I did obtain replies from both the priest and the Tourist Office. I’ve since been told it’s regarded as bad form to make inquiries from a distance like this without sending the equivalent of US$20 to cover search fees and postage.

Coincidence number 3

On my first night in Zurich I met a charming executive of a Swiss alloy-steel company. She was uneasy about my travelling to Sonogno on my own and felt I could be confronted with a language problem in my quest for knowledge. She was correct; there was not a single English-speaking person there. Nor was there anything resembling a photocopying machine.

When we arrived in Sonogno, I was greeted as something of a VIP. They had already assembled early records and related Tamo correspondence. After several days with the priest, Don Adelio Martinoli, the whole story was explained to me. My VIP status resulted from the fact that Pietro Tamo had built the Sonogno Church before he left for Australia in 1855, aged 19. He came from a famous family of artists, craftsmen and poets. I have since confirmed some dates and relationships in my letter to Don Adelio of November 8, 1982.

Pietro Tamo (born 1836) and his brother Stephen Tamo (born 1840) set out from Switzerland with other southern Swiss men to “the gold rush”. This was at a time of extreme economic depression in the south of Switzerland, compounded by a severe drought. It took him and his brother his brother almost a year to travel overland to Capetown. (There was no Suez Canal in those days).

It was in Cape Town that fate intervened, and Pietro’s brother got on the wrong ship. He simply asked if that ship was going to “the gold rush”. Perhaps he had no idea that the world had produced two simultaneous gold rushes, one in California and the other in Victoria, Australia. It seems that Stephen, after spending time in California, arrived in Australia two years after Pietro. From the death certificates I obtained, it seems Stephen’s time in Australia was filled with even less joy than Pietro’s.

The Sonogno priest showed me a letter from Pietro, which he had written to the village. Pietro was aware of the bad conditions in Switzerland at that time, but he urged that no Swiss people should come to Australia.
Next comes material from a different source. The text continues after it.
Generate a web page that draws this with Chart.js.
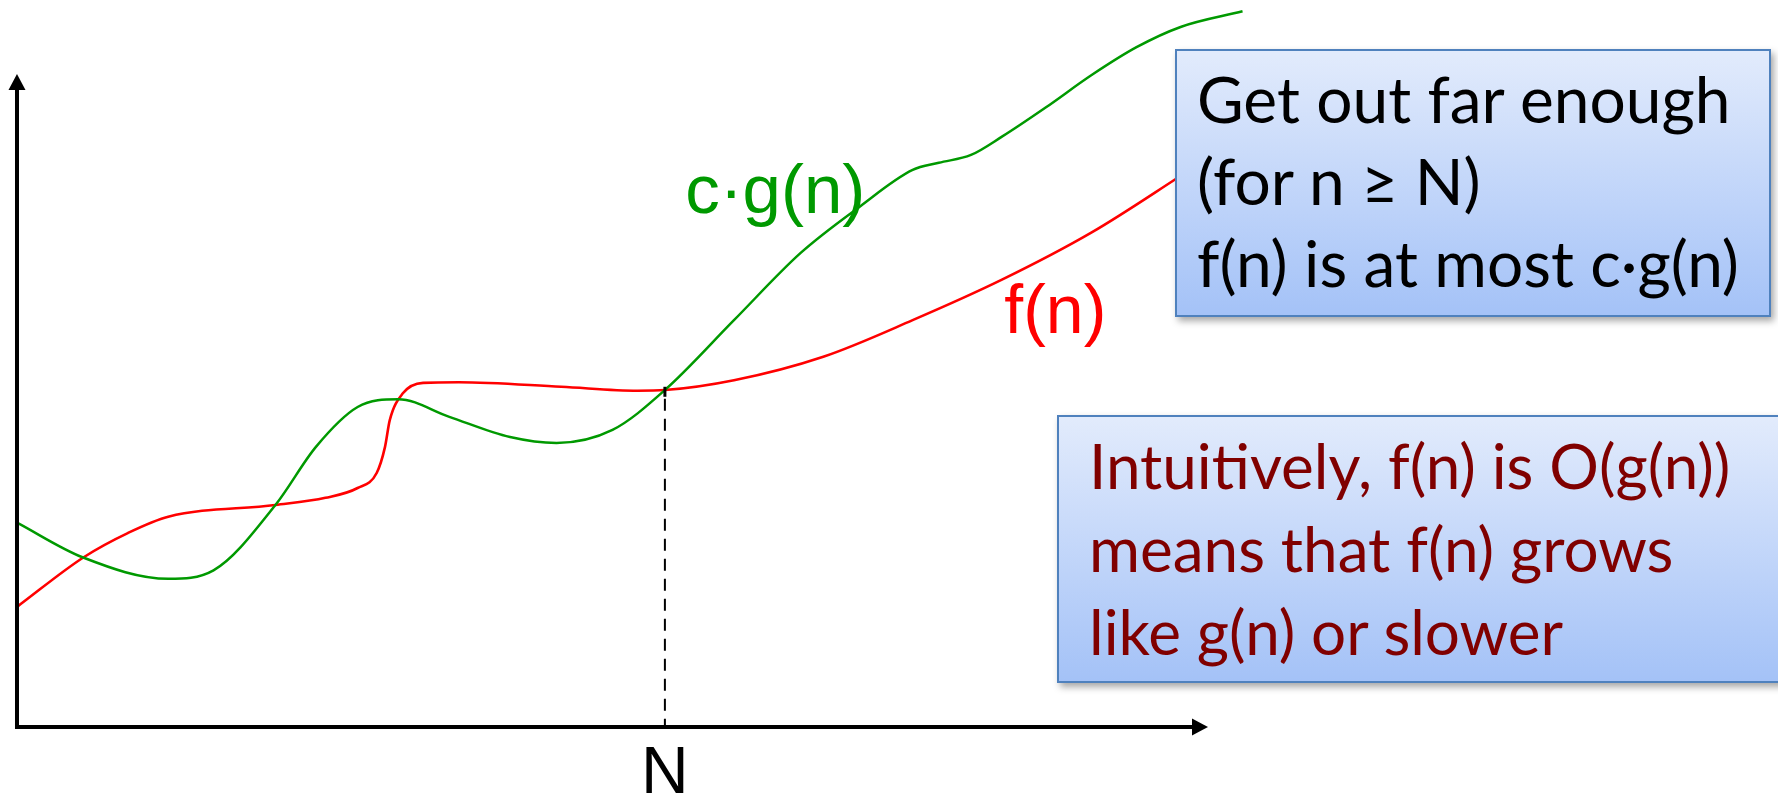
<!DOCTYPE html>
<html>
<head>
<meta charset="utf-8">
<script src="https://cdn.jsdelivr.net/npm/chart.js@4.4.1/dist/chart.umd.min.js"></script>
<style>
  body { margin: 0; background: #fff; overflow: hidden; }
  #wrap { position: relative; width: 1778px; height: 795px; }
  .box {
    position: absolute;
    box-sizing: border-box;
    border: 2px solid #4f81bd;
    background: linear-gradient(#e2ebfc, #a4c2f7);
    box-shadow: 3px 4px 7px rgba(0, 0, 0, 0.35);
    white-space: nowrap;
  }
  #box1 {
    left: 1175px; top: 49px; width: 596px; height: 268px;
    font-family: Lato, sans-serif; font-size: 64px; line-height: 82px;
    padding: 7px 0 0 20px; color: #000;
  }
  #box2 {
    left: 1057px; top: 415px; width: 760px; height: 268px;
    font-family: Lato, sans-serif; font-size: 62px; line-height: 83px;
    padding: 7px 0 0 30px; color: #800000;
  }
</style>
</head>
<body>
<div id="wrap">
  <canvas id="chart" width="1778" height="795"></canvas>
  <div class="box" id="box1">
    <div>Get out far enough</div>
    <div>(for n ≥ N)</div>
    <div>f(n) is at most c·g(n)</div>
  </div>
  <div class="box" id="box2">
    <div>Intuitively, f(n) is O(g(n))</div>
    <div>means that f(n) grows</div>
    <div>like g(n) or slower</div>
  </div>
</div>
<script>
// c·g(n)
const gN = [0, 5.5, 12.7, 16.5, 21.7, 25.1, 28.6, 32.0, 36.3, 41.4, 45.3, 50.0, 54.4, 60.2, 65.8, 70.7, 75.2, 77.4, 80.1, 82.7, 86.4, 90.2, 94.0, 97.7, 102.9];
const gValues = [31.3, 26.0, 22.7, 24.0, 34.0, 42.9, 49.0, 50.2, 47.5, 44.4, 43.5, 45.5, 51.6, 62.3, 72.6, 79.6, 85.3, 86.4, 87.6, 90.4, 94.9, 99.8, 104.1, 107.2, 109.6];

// f(n)
const fN = [0, 5.6, 9.3, 12.7, 21.7, 25.9, 28.6, 30.2, 30.9, 31.3, 32.4, 34.1, 37.1, 45.7, 52.1, 54.4, 60.2, 67.7, 75.2, 82.7, 90.2, 97.2, 103.5];
const fValues = [18.4, 26.0, 29.7, 32.2, 34.0, 35.1, 36.6, 38.9, 42.9, 47.0, 51.1, 52.7, 52.8, 52.1, 51.5, 51.6, 53.1, 56.7, 62.3, 68.5, 75.7, 83.8, 91.4];

// the N marker on the n axis
const tickValues = [54.4];
const tickLabels = ['N'];
const crossValue = 52.1;

const seriesNames = ['c·g(n)', 'f(n)'];

const toPoints = (xs, ys) => xs.map((v, i) => ({ x: v, y: ys[i] }));

const sketch = {
  id: 'sketch',
  afterDatasetsDraw(chart) {
    const { ctx, scales: { x, y } } = chart;
    const x0 = x.getPixelForValue(0), y0 = y.getPixelForValue(0);
    const xEnd = x.getPixelForValue(100), yEnd = y.getPixelForValue(100);
    const head = 16, half = 8.5;
    ctx.save();

    // dashed line up from N
    const xN = x.getPixelForValue(tickValues[0]);
    const yTop = y.getPixelForValue(crossValue);
    ctx.strokeStyle = '#000';
    ctx.lineWidth = 2;
    ctx.setLineDash([12, 8]);
    ctx.beginPath();
    ctx.moveTo(xN, yTop + 12);
    ctx.lineTo(xN, y0);
    ctx.stroke();
    ctx.setLineDash([]);
    ctx.lineWidth = 3;
    ctx.beginPath();
    ctx.moveTo(xN, yTop);
    ctx.lineTo(xN, yTop + 10);
    ctx.stroke();

    // axes with arrows
    ctx.lineWidth = 4;
    ctx.beginPath();
    ctx.moveTo(x0, y0 + 2);
    ctx.lineTo(x0, yEnd + head);
    ctx.moveTo(x0 - 2, y0);
    ctx.lineTo(xEnd - head, y0);
    ctx.stroke();
    ctx.fillStyle = '#000';
    ctx.beginPath();
    ctx.moveTo(x0, yEnd);
    ctx.lineTo(x0 - half, yEnd + head);
    ctx.lineTo(x0 + half, yEnd + head);
    ctx.closePath();
    ctx.fill();
    ctx.beginPath();
    ctx.moveTo(xEnd, y0);
    ctx.lineTo(xEnd - head, y0 - half);
    ctx.lineTo(xEnd - head, y0 + half);
    ctx.closePath();
    ctx.fill();

    // tick label
    ctx.font = '66px "Liberation Sans", Arial, sans-serif';
    ctx.textAlign = 'center';
    ctx.textBaseline = 'alphabetic';
    tickValues.forEach((v, i) => {
      ctx.fillText(tickLabels[i], x.getPixelForValue(v), y.getPixelForValue(-10.1));
    });

    // curve names
    ctx.textAlign = 'left';
    ctx.font = '69px "Liberation Sans", Arial, sans-serif';
    ctx.fillStyle = '#009900';
    ctx.fillText(seriesNames[0], x.getPixelForValue(56.1), y.getPixelForValue(78.7));
    ctx.font = '68px "Liberation Sans", Arial, sans-serif';
    ctx.fillStyle = '#ff0000';
    ctx.fillText(seriesNames[1], x.getPixelForValue(82.9), y.getPixelForValue(60.3));
    ctx.restore();
  }
};

new Chart(document.getElementById('chart'), {
  type: 'line',
  data: {
    datasets: [
      {
        label: seriesNames[0],
        data: toPoints(gN, gValues),
        borderColor: '#009900',
        borderWidth: 2.5,
        cubicInterpolationMode: 'monotone',
        pointRadius: 0,
        fill: false
      },
      {
        label: seriesNames[1],
        data: toPoints(fN, fValues),
        borderColor: '#ff0000',
        borderWidth: 2.6,
        cubicInterpolationMode: 'monotone',
        pointRadius: 0,
        fill: false
      }
    ]
  },
  options: {
    responsive: false,
    animation: false,
    layout: { padding: 0 },
    scales: {
      x: { type: 'linear', min: -1.427, max: 147.86, display: false },
      y: { type: 'linear', min: -10.41, max: 111.33, display: false }
    },
    plugins: {
      legend: { display: false },
      tooltip: { enabled: false }
    }
  },
  plugins: [sketch]
});
</script>
</body>
</html>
He outlined the hardships experienced by those who had made the trip, such as the harsh, dry conditions. He was referring to the Victorian, Ballarat and Daylesford areas. I’m not sure what he would have thought of the Western Australian Goldfields.
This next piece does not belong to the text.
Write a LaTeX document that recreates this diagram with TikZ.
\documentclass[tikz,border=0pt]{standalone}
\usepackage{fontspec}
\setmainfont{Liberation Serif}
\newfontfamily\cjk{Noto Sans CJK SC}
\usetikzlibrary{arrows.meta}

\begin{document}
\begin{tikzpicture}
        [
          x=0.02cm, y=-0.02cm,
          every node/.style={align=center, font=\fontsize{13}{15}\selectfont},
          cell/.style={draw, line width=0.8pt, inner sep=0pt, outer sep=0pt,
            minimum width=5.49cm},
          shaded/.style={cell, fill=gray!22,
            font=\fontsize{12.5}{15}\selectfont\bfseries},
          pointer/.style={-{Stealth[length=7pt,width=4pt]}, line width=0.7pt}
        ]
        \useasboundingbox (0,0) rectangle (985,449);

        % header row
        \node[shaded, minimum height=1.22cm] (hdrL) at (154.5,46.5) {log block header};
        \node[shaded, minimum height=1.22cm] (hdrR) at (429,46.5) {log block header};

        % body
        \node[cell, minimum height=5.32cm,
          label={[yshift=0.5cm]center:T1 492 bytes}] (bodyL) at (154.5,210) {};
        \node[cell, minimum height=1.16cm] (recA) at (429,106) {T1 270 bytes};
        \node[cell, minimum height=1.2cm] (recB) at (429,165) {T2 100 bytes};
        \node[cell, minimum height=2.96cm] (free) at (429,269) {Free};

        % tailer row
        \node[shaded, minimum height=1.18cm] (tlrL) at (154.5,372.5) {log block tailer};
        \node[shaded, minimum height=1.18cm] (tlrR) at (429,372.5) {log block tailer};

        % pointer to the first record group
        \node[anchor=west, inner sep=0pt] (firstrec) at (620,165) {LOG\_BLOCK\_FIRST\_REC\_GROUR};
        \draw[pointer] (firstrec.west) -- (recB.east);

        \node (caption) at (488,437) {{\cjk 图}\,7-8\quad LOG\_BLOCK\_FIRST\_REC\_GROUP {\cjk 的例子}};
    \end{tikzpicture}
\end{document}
An examination of the various death certificates of the Tamo family members showed their premature deaths. Pietro’s death at age 43, in particular, would explain his strong language in his letters back to Switzerland.

The Sonogno Church

There appears little doubt that Pietro Tamo was responsible for building the church. This was how I was introduced around Sonogno — as the direct descendent of Pietro Tamo, the man who built the church. I remember asking how someone that young (he was only 19 when he left) could have managed to build a church. It was explained that they started in their trade or profession at 10-12 years of age and most had managed to achieve much by the age of 19.

Apparently the church was something of an embarrassment to those responsible for it. It was built with great optimism, expecting as they did both great prosperity and a large population increase in the area. Neither ever did transpire. In fact, adverse conditions reduced the population quite sharply after the church was completed.
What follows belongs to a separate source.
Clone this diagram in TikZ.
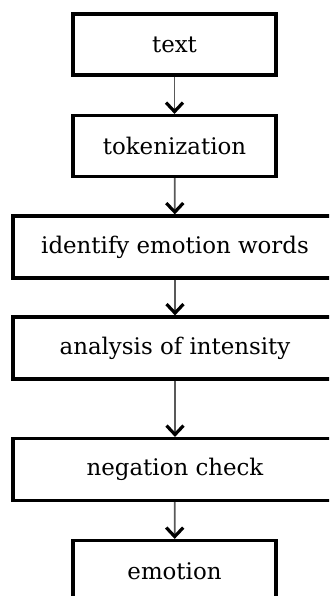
\documentclass[tikz,border=0pt]{standalone}
\usepackage{fontspec}
\setmainfont{DejaVu Serif}
\usetikzlibrary{arrows.meta}
\begin{document}
\begin{tikzpicture}[x=1pt,y=-1pt,
  box/.style={draw=black,line width=3.2pt,fill=white,inner sep=0pt,
    font=\fontsize{22.9}{26}\selectfont,text=black},
  small/.style={box,minimum width=203pt,minimum height=61pt},
  wide/.style={box,minimum width=324pt,minimum height=62pt},
  flow/.style={draw=black!65,line width=1.8pt,
    -{Straight Barb[length=9pt,width=17pt,line width=3.2pt,color=black]}}]
\useasboundingbox (0,0) rectangle (329,596);
\clip (0,0) rectangle (329,596);
\node[small] (t) at (174.5,44.5) {text};
\node[small] (k) at (174.5,146) {tokenization};
\node[wide] (i) at (175,247) {identify emotion words};
\node[wide] (a) at (175,348) {analysis of intensity};
\node[wide] (n) at (175,469.5) {negation check};
\node[small] (e) at (174.5,571) {emotion};
\draw[flow] (t) -- (k);
\draw[flow] (k) -- (i);
\draw[flow] (i) -- (a);
\draw[flow] (a) -- (n);
\draw[flow] (n) -- (e);
\end{tikzpicture}
\end{document}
During the visit I was ceremonially presented with a book by Piero Tamo, an acclaimed Swiss artist and poet (1899-1966). He was a relative of great grandfather Pietro. In the church hangs a painting by Piero Tamo which was described by the priest as, “an original painting, but of a famous Swiss painting that has particular religious significance”.

So how did I get to be related to Pietro Tamo?

Pietro’s eldest son, William, later “followed the gold” to Kalgoorlie where he was working at the Paddington Mine (60 kilometres north of Kalgoorlie). He was working alongside my future grandfather, Jim “Pom Pom” Stevens. They were both in the local brass band.

William’s younger sister, Jessie, visited her brother William at Paddington and was subsequently introduced to Jim Stevens and circumstances and subsequent events produced several prolific goldfields families; Stevens; Sclanders; Ding, Keogh and Manners.